The ``distance`` function is not usable as heuristic for A* because it is pessimistic. If it returns that the distance from the goal is three, I'm sure that I can cover them with three sets, but it is the most pessimistic solution and the heuristic for A* has to be optimistic. These are the functions that I tried ordered from the least performing to the most performing:

- ``h1``: if the largest set (the one with most elements) covers two elements and if ``missing_size`` is three (the number of elements there are missing), then I will need at least two sets (3/2). 
- ``h2``: the same as h1 but for the largest set I take into account only the items that have not yet been covered. ``largest_remaining_set_size`` it will therefore be the maximum number of uncovered elements present in a set.
- ``h3``: instead of considering only the set with the maximum size, we use the size of all uncovered sets and sort it taking into account, for the dimension of them, only the items that have not yet been covered.
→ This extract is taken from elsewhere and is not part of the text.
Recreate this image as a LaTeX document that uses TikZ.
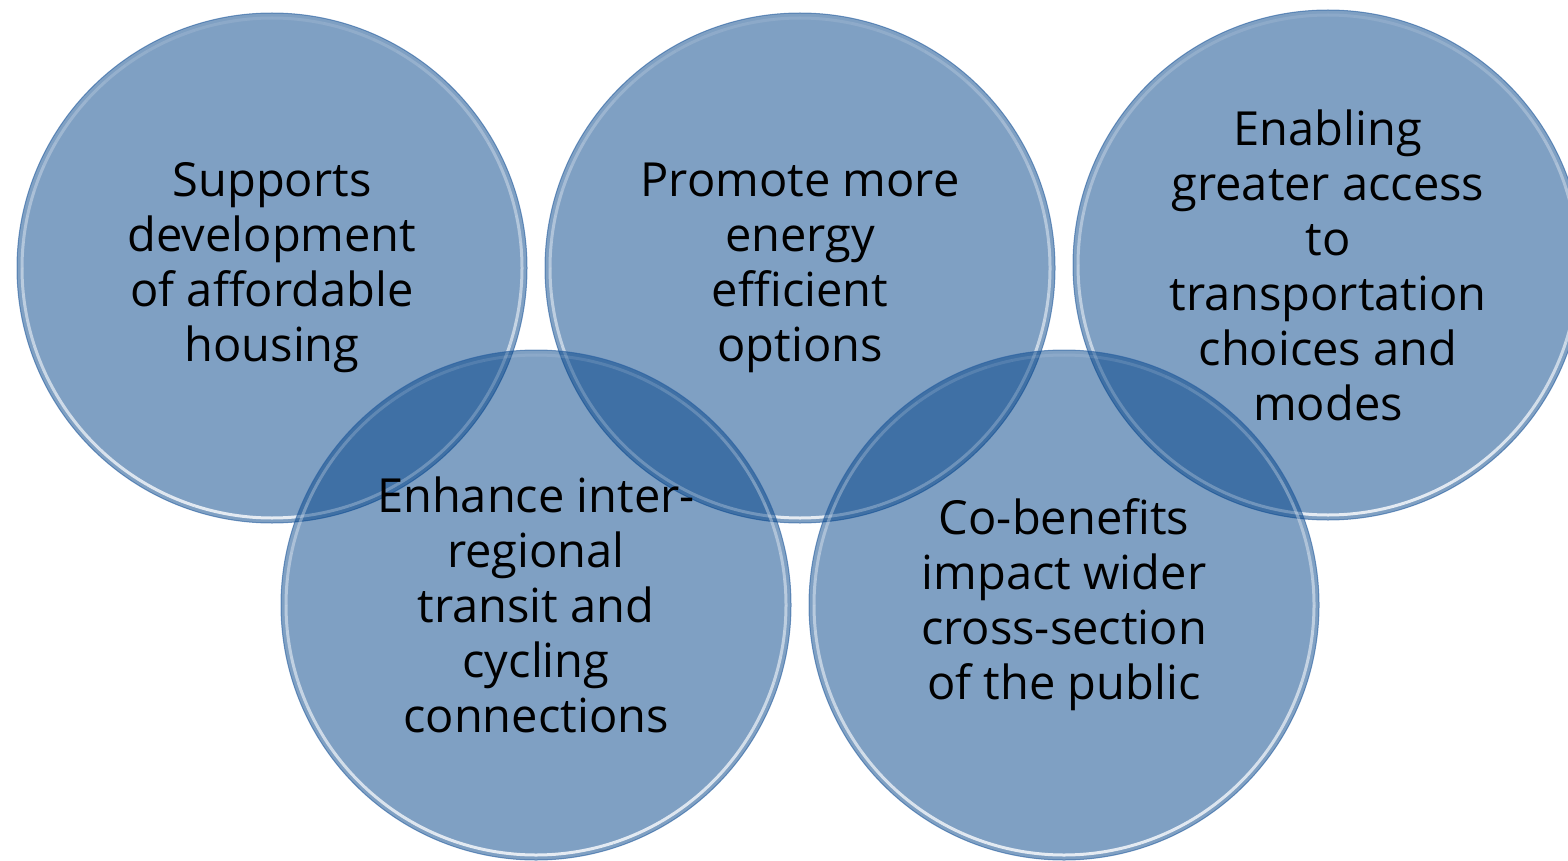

So for example, if I am missing four elements and in the list I have five sets with ordered dimensions (``candidates`` = [2, 1, 1, 1, 1]), it means that I will need at least three sets (2+1+1 = 4)

In [20]:
def h1(state):
    largest_set_size = max(sum(s) for s in SETS)
    missing_size = PROBLEM_SIZE - sum(covered(state))
    optimistic_estimate = ceil(missing_size / largest_set_size)
    return optimistic_estimate


def h2(state):
    already_covered = covered(state)
    if np.all(already_covered):
        return 0
    largest_remaining_set_size = max(sum(np.logical_and(s, np.logical_not(already_covered))) for s in SETS)
    missing_size = PROBLEM_SIZE - sum(already_covered)
    optimistic_estimate = ceil(missing_size / largest_remaining_set_size)
    return optimistic_estimate


def h3(state):
    already_covered = covered(state)
    if np.all(already_covered):
        return 0
    missing_size = PROBLEM_SIZE - sum(already_covered)
    candidates = sorted((sum(np.logical_and(s, np.logical_not(already_covered))) for s in SETS), reverse=True)
    taken = 1
    while sum(candidates[:taken]) < missing_size:
        taken += 1
    return taken


def A_star(state):
    return len(state.taken) + h1(state)

In [None]:
frontier = PriorityQueue()
state = State(set(), set(range(NUM_SETS)))
frontier.put((A_star(state), state))

counter = 0
_, current_state = frontier.get()
with tqdm(total=None) as pbar:
    while not goal_check(current_state):
        counter += 1
        for action in current_state[1]:
            new_state = State(
                current_state.taken ^ {action},
                current_state.not_taken ^ {action},
            )
            frontier.put((A_star(new_state), new_state))
        _, current_state = frontier.get()
        pbar.update(1)

print(f"Solved in {counter:,} steps ({len(current_state.taken)} tiles)")